## Problem:
Below are some entries. Transcribe the lines from the one holding "Give me the Plotly source for this chart." to the one holding "import plotly.graph_objects as go", inclusive, but not the pictures among them.

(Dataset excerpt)

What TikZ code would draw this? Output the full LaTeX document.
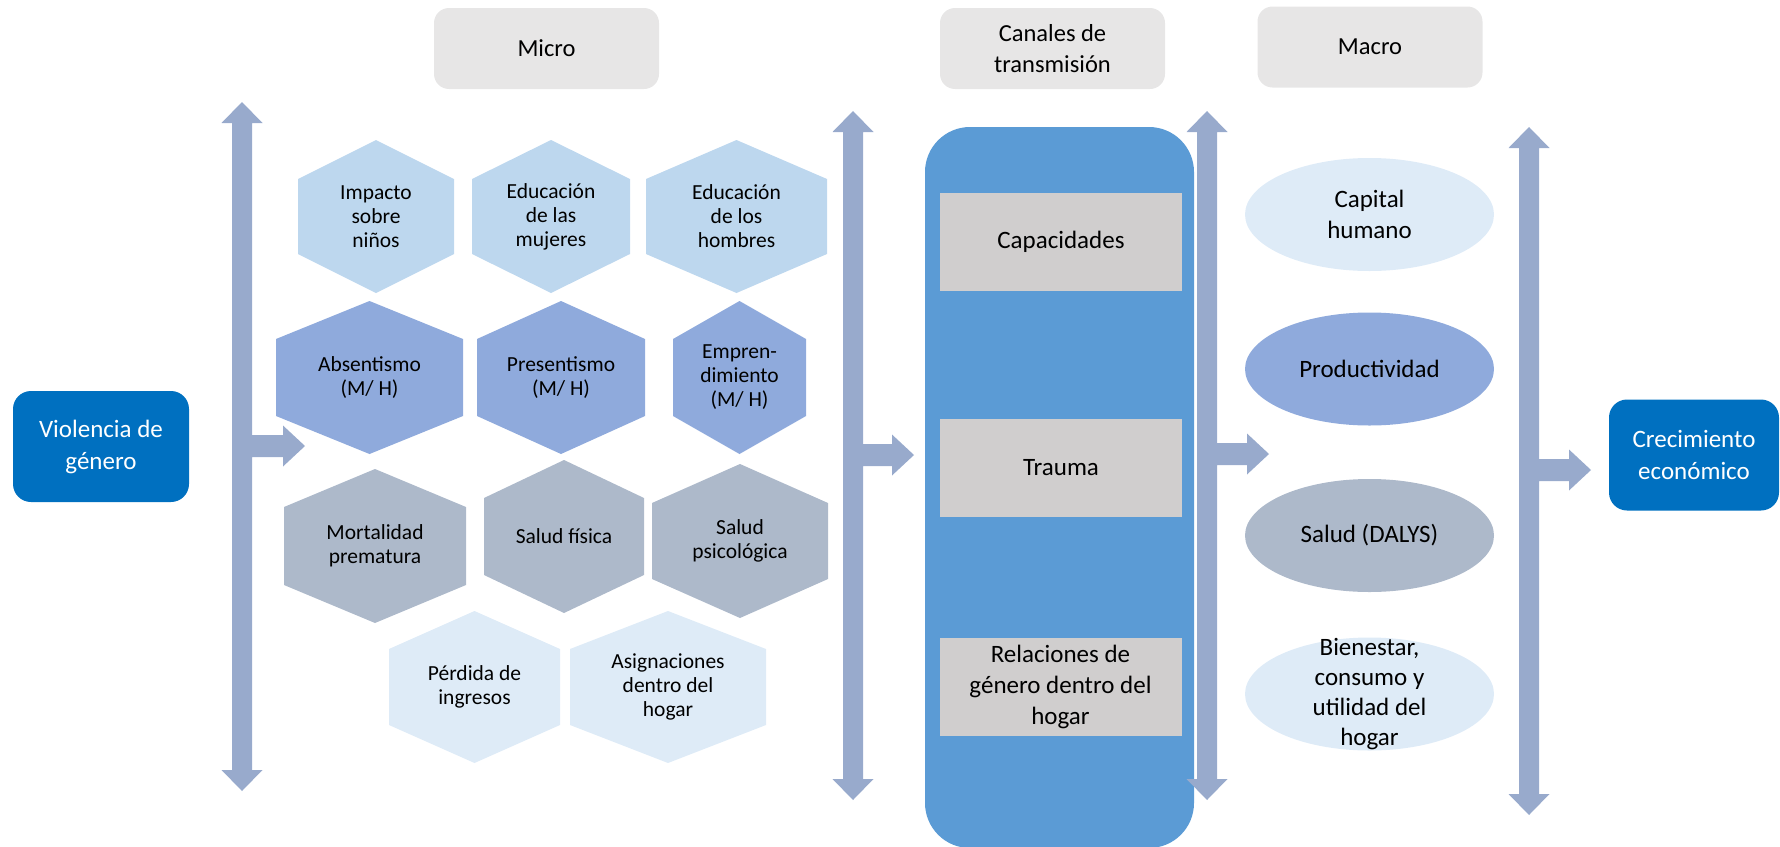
\documentclass[tikz,border=0pt]{standalone}
\usepackage{fontspec}
\setmainfont{Carlito}
\usetikzlibrary{shapes.geometric}
\definecolor{hdr}{HTML}{E7E6E6}
\definecolor{dblue}{HTML}{0070C0}
\definecolor{chan}{HTML}{5B9BD5}
\definecolor{gbox}{HTML}{D0CECE}
\definecolor{arr}{HTML}{98AACC}
\definecolor{lblue}{HTML}{BDD7EE}
\definecolor{mblue}{HTML}{8FAADC}
\definecolor{sgray}{HTML}{ADB9CA}
\definecolor{pblue}{HTML}{DEEBF7}
\tikzset{
  hdrbox/.style={fill=hdr, rounded corners=15pt, minimum width=225pt, minimum height=81pt, align=center, inner sep=0pt, font=\fontsize{24.5}{31}\selectfont},
  bluebox/.style={fill=dblue, text=white, rounded corners=18pt, minimum height=111pt, align=center, inner sep=0pt, font=\fontsize{25}{32}\selectfont},
  grayrect/.style={fill=gbox, minimum width=242pt, minimum height=98pt, align=center, inner sep=0pt, font=\fontsize{25}{31}\selectfont},
  macroell/.style={ellipse, minimum width=249pt, minimum height=113pt, inner sep=0pt, align=center, font=\fontsize{25}{31}\selectfont},
  macrotext/.style={align=center, inner sep=0pt, font=\fontsize{25}{30}\selectfont},
  hextext/.style={align=center, inner sep=0pt, font=\fontsize{21.5}{24}\selectfont},
}
% hexagon: #1 name, #2 cx, #3 cy, #4 half width, #5 half height, #6 cap, #7 colour, #8 text
\newcommand\hexa[8]{%
  \fill[#7] (#2,{#3-#5}) -- ({#2+#4},{#3-#5+#6}) -- ({#2+#4},{#3+#5-#6}) -- (#2,{#3+#5})
    -- ({#2-#4},{#3+#5-#6}) -- ({#2-#4},{#3-#5+#6}) -- cycle;
  \node[hextext] (#1) at (#2,#3) {#8};
}
% double vertical arrow with a branch: #1 cx, #2 top tip, #3 bottom tip, #4 branch tip x, #5 branch y
\newcommand\barrow[5]{%
  \fill[arr] (#1,#2) -- ({#1+20.5},{#2+21}) -- ({#1+10},{#2+21}) -- ({#1+10},{#5-11})
    -- ({#4-22},{#5-11}) -- ({#4-22},{#5-20.5}) -- (#4,#5) -- ({#4-22},{#5+20.5})
    -- ({#4-22},{#5+11}) -- ({#1+10},{#5+11}) -- ({#1+10},{#3-21}) -- ({#1+20.5},{#3-21})
    -- (#1,#3) -- ({#1-20.5},{#3-21}) -- ({#1-10},{#3-21}) -- ({#1-10},{#2+21})
    -- ({#1-20.5},{#2+21}) -- cycle;
}
\begin{document}
\begin{tikzpicture}[x=1pt,y=-1pt]
\useasboundingbox (0,0) rectangle (1780,846);

% headers
\node[hdrbox] (micro) at (546.5,48.5) {Micro};
\node[hdrbox] (canales) at (1052.5,48.5) {Canales de\\transmisión};
\node[hdrbox] (macro) at (1370,47) {Macro};

% end boxes
\node[bluebox, minimum width=176pt] (violencia) at (101,446.5) {Violencia de\\género};
\node[bluebox, minimum width=170pt] (crec) at (1694,455) {Crecimiento\\económico};

% channel column
\node[fill=chan, rounded corners=45pt, minimum width=269pt, minimum height=721pt, inner sep=0pt] (chanbg) at (1059.5,487.5) {};
\node[grayrect] (capac) at (1061,242) {Capacidades};
\node[grayrect] (trauma) at (1061,468) {Trauma};
\node[grayrect] (relac) at (1060.5,687) {Relaciones de\\género dentro del\\hogar};

% macro ellipses
\node[macroell, fill=pblue] (capital) at (1369.5,214.5) {Capital\\humano};
\node[macroell, fill=mblue] (produc) at (1369.5,369) {Productividad};
\node[macroell, fill=sgray] (salud) at (1369.5,535.5) {Salud (DALYS)};
\node[macroell, fill=pblue] (bienestar) at (1369.5,694) {};
\node[macrotext] (bientxt) at (bienestar.center) {Bienestar,\\consumo y\\utilidad del\\hogar};

% micro hexagons
\hexa{impacto}{376}{216.5}{78}{76.5}{39}{lblue}{Impacto\\sobre\\niños}
\hexa{edmuj}{551}{216.5}{79}{76.5}{39}{lblue}{Educación\\de las\\mujeres}
\hexa{edhom}{736.5}{216.5}{90.5}{76.5}{39}{lblue}{Educación\\de los\\hombres}
\hexa{absent}{369.5}{377.5}{93.5}{76.5}{38}{mblue}{Absentismo\\(M/ H)}
\hexa{present}{561}{377.5}{84}{76.5}{38}{mblue}{Presentismo\\(M/ H)}
\hexa{empren}{739.5}{377.5}{66.5}{76.5}{38}{mblue}{Empren-\\dimiento\\(M/ H)}
\hexa{mortal}{375}{546}{91}{77}{38}{sgray}{Mortalidad\\prematura}
\hexa{sfisica}{564}{536.5}{80}{76.5}{38}{sgray}{Salud física}
\hexa{spsico}{740}{541}{88}{77}{39}{sgray}{Salud\\psicológica}
\hexa{perdida}{474.5}{687}{85.5}{76}{38}{pblue}{Pérdida de\\ingresos}
\hexa{asign}{668}{687}{98}{76}{38}{pblue}{Asignaciones\\dentro del\\hogar}

% arrows
\barrow{242}{102}{791}{305}{446}
\barrow{853}{111}{800}{914}{455}
\barrow{1207}{111}{800}{1269}{454}
\barrow{1529}{127}{815}{1591}{470}
\end{tikzpicture}
\end{document}
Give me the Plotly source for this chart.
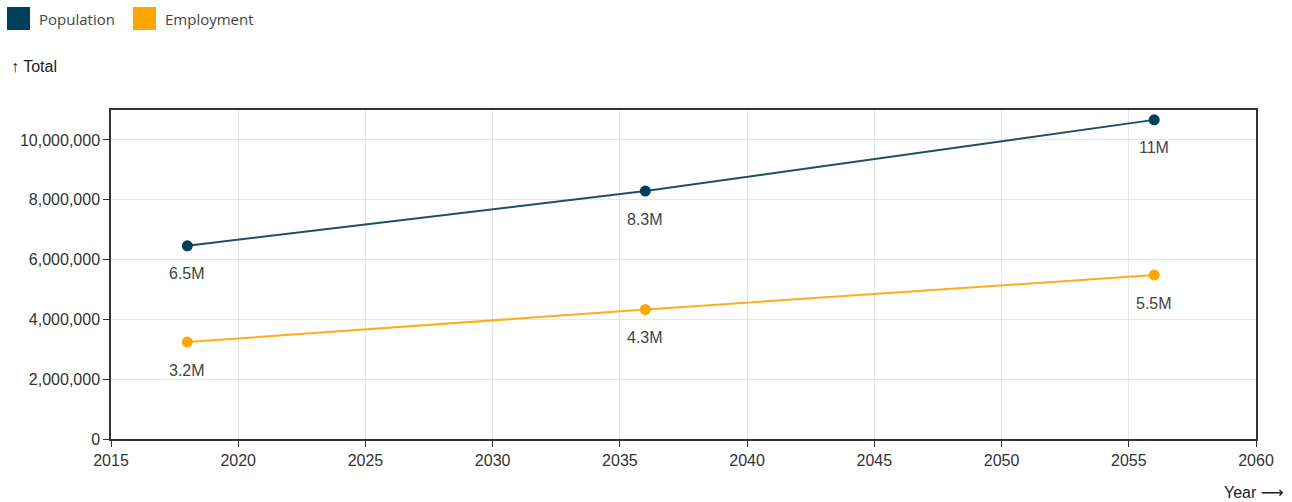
import plotly.graph_objects as go

years = [2018, 2036, 2056]
population = [6460000, 8290000, 10670000]
employment = [3240000, 4330000, 5480000]
series_names = ["Population", "Employment"]
series_colors = ["#003f5c", "#ffa600"]
line_colors = ["#1d4f68", "#ffad1a"]

def fmt(v):
    m = v / 1e6
    s = f"{m:.2g}"
    return s + "M"

fig = go.Figure()
for name, vals, col, lcol in zip(series_names, [population, employment], series_colors, line_colors):
    fig.add_trace(go.Scatter(
        x=years, y=vals, name=name, mode="lines",
        line=dict(color=lcol, width=2), showlegend=False,
    ))
    fig.add_trace(go.Scatter(
        x=years, y=vals, name=name, mode="markers",
        marker=dict(color=col, size=11), showlegend=False,
    ))
    for xv, yv in zip(years, vals):
        fig.add_annotation(x=xv, y=yv, text=fmt(yv), showarrow=False,
                           yshift=-28, xanchor="center", yanchor="middle",
                           font=dict(family="Liberation Sans, Arial", size=16, color="#444"))

axis_common = dict(
    showline=True, linecolor="#333", linewidth=1.5, mirror=True,
    ticks="outside", ticklen=6, tickcolor="#333",
    showgrid=True, gridcolor="#e6e6e6", gridwidth=1,
    zeroline=False,
    tickfont=dict(family="Liberation Sans, Arial", size=16, color="#333"),
)
fig.update_xaxes(range=[2015, 2060], dtick=5, **axis_common)
fig.update_yaxes(range=[0, 11000000], dtick=2000000, tickformat=",d", **axis_common)

legend_items = [(7, series_names[0], series_colors[0]), (133, series_names[1], series_colors[1])]
for px, name, col in legend_items:
    fig.add_shape(type="rect", xref="paper", yref="paper",
                  x0=(px - 111) / 1145, x1=(px + 23 - 111) / 1145,
                  y0=(439 - 30) / 329, y1=(439 - 7) / 329,
                  fillcolor=col, line=dict(width=0))
    fig.add_annotation(xref="paper", yref="paper",
                       x=(px + 30 - 111) / 1145, y=(439 - 19) / 329,
                       xanchor="left", yanchor="middle", showarrow=False,
                       text=name, font=dict(family="Open Sans, Noto Sans", size=15, color="#444"))

fig.add_annotation(xref="paper", yref="paper", x=(9 - 111) / 1145, y=(439 - 67) / 329,
                   xanchor="left", yanchor="middle", showarrow=False,
                   text="↑ Total", font=dict(family="Liberation Sans, Arial", size=16, color="#222"))
fig.add_annotation(xref="paper", yref="paper", x=(1286 - 111) / 1145, y=(439 - 492) / 329,
                   xanchor="right", yanchor="middle", showarrow=False,
                   text="Year <span style='font-family:DejaVu Sans'>⟶</span>",
                   font=dict(family="Liberation Sans, Arial", size=16, color="#222"))

fig.update_layout(
    width=1292, height=502,
    margin=dict(l=111, r=36, t=110, b=63),
    plot_bgcolor="white", paper_bgcolor="white",
    showlegend=False,
)
fig.write_html("out.html")
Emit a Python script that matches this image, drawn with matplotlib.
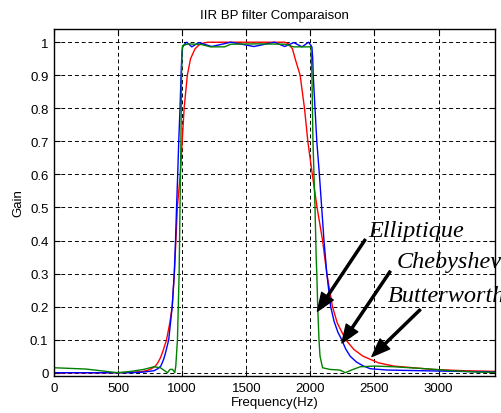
import matplotlib
matplotlib.use("Agg")
import matplotlib.pyplot as plt
from matplotlib.ticker import FormatStrFormatter

# Butterworth (red)
butter_f = [0, 400, 500, 600, 680, 730, 760, 790, 810, 830, 845, 862, 878, 903, 922,
            939, 951, 962, 985, 1000, 1015, 1040, 1065, 1100, 1140, 1200, 1800,
            1829, 1860, 1881, 1920, 1954, 1980, 2015, 2052, 2095, 2128, 2172, 2210,
            2275, 2340, 2410, 2530, 2650, 2800, 2950, 3200, 3440]
butter_g = [0.0, 0.0, 0.0, 0.001, 0.003, 0.007, 0.012, 0.02, 0.03, 0.045, 0.06, 0.08,
            0.1, 0.15, 0.2, 0.3, 0.4, 0.5, 0.6, 0.7, 0.8, 0.9, 0.95, 0.98, 0.995,
            1.0, 1.0, 0.995, 0.98, 0.95, 0.9, 0.8, 0.7, 0.6, 0.5, 0.4, 0.3, 0.2,
            0.15, 0.1, 0.07, 0.05, 0.03, 0.02, 0.015, 0.01, 0.006, 0.004]

# Chebyshev (blue)
cheby_f = [0, 600, 700, 780, 810, 833, 855, 870, 895, 922, 938, 948, 956, 965, 973,
           983, 991, 996, 1003, 1020, 1035, 1075, 1130, 1230, 1380, 1560, 1720,
           1800, 1870, 1935, 1985, 2005, 2012, 2018, 2022, 2036, 2050, 2070, 2088,
           2106, 2128, 2158, 2185, 2215, 2244, 2275, 2310, 2360, 2415, 2467, 2600,
           3000, 3440]
cheby_g = [0.0, 0.0, 0.002, 0.006, 0.012, 0.02, 0.04, 0.06, 0.1, 0.2, 0.3, 0.4, 0.5,
           0.6, 0.7, 0.8, 0.9, 0.95, 0.985, 0.995, 1.0, 0.986, 0.999, 0.987, 1.0,
           0.987, 1.0, 0.987, 0.999, 0.986, 1.0, 0.99, 0.985, 0.95, 0.9, 0.8, 0.7,
           0.6, 0.5, 0.4, 0.3, 0.2, 0.155, 0.122, 0.1, 0.072, 0.05, 0.032, 0.02,
           0.012, 0.008, 0.005, 0.002]

# Elliptique (green)
ellip_f = [0, 250, 450, 500, 600, 700, 780, 830, 870, 885, 905, 925, 942, 950, 963,
           976, 983, 990, 995, 998, 1003, 1050, 1150, 1220, 1330, 1380, 1600, 1800,
           1870, 1990, 2005, 2012, 2020, 2036, 2045, 2050, 2057, 2067, 2075, 2095,
           2150, 2230, 2272, 2320, 2390, 2500, 2650, 2900, 3100, 3300, 3440]
ellip_g = [0.015, 0.011, 0.002, 0.0, 0.004, 0.01, 0.018, 0.015, 0.004, 0.0, 0.01,
           0.01, 0.0, 0.02, 0.1, 0.3, 0.5, 0.7, 0.9, 0.97, 0.99, 0.995, 0.993, 0.986,
           0.986, 0.994, 0.995, 0.994, 0.986, 0.986, 0.985, 0.9, 0.7, 0.5, 0.35, 0.3,
           0.2, 0.1, 0.05, 0.015, 0.01, 0.008, 0.0, 0.008, 0.018, 0.02, 0.018,
           0.012, 0.006, 0.002, 0.001]

xticks = [0, 500, 1000, 1500, 2000, 2500, 3000]
yticks = [0, 0.1, 0.2, 0.3, 0.4, 0.5, 0.6, 0.7, 0.8, 0.9, 1.0]

# (label, text position, arrow tail, arrow tip)
notes = [
    ('Elliptique', (2451, 0.415), (2428, 0.403), (2055, 0.186)),
    ('Chebyshev', (2675, 0.319), (2623, 0.307), (2246, 0.090)),
    ('Butterworth', (2607, 0.216), (2857, 0.191), (2480, 0.049)),
]

plt.rcParams['font.family'] = ['Liberation Sans', 'DejaVu Sans']

fig = plt.figure(figsize=(5.02, 4.14), dpi=100)
ax = fig.add_axes([54 / 502, 37 / 414, 441 / 502, 347 / 414])

ax.plot(butter_f, butter_g, color='#ff0000', lw=1)
ax.plot(cheby_f, cheby_g, color='#0000ff', lw=1)
ax.plot(ellip_f, ellip_g, color='#008000', lw=1)

ax.set_xlim(0, 3440)
ax.set_ylim(-0.01, 1.04)
ax.set_xticks(xticks)
ax.set_yticks(yticks)
ax.yaxis.set_major_formatter(FormatStrFormatter('%g'))
ax.tick_params(direction='in', length=4, top=True, right=True,
               labelsize=9.5, pad=4, colors='black')
ax.grid(True, color='black', linestyle=(0, (4, 3)), linewidth=0.7)
for s in ax.spines.values():
    s.set_linewidth(1)

ax.set_title('IIR BP filter Comparaison', fontsize=9.5, pad=8)
ax.set_xlabel('Frequency(Hz)', fontsize=9.5, labelpad=2)
ax.set_ylabel('Gain', fontsize=9.5, labelpad=4)

for label, tpos, tail, tip in notes:
    ax.annotate('', xy=tip, xytext=tail,
                arrowprops=dict(facecolor='black', edgecolor='black',
                                width=1.5, headwidth=10, headlength=13, shrink=0))
    ax.text(tpos[0], tpos[1], label, family='Liberation Serif', style='italic',
            fontsize=17.5, ha='left', va='baseline', clip_on=False)

fig.savefig('out.png', dpi=100)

## Response:
Give me the Plotly source for this chart.
import plotly.graph_objects as go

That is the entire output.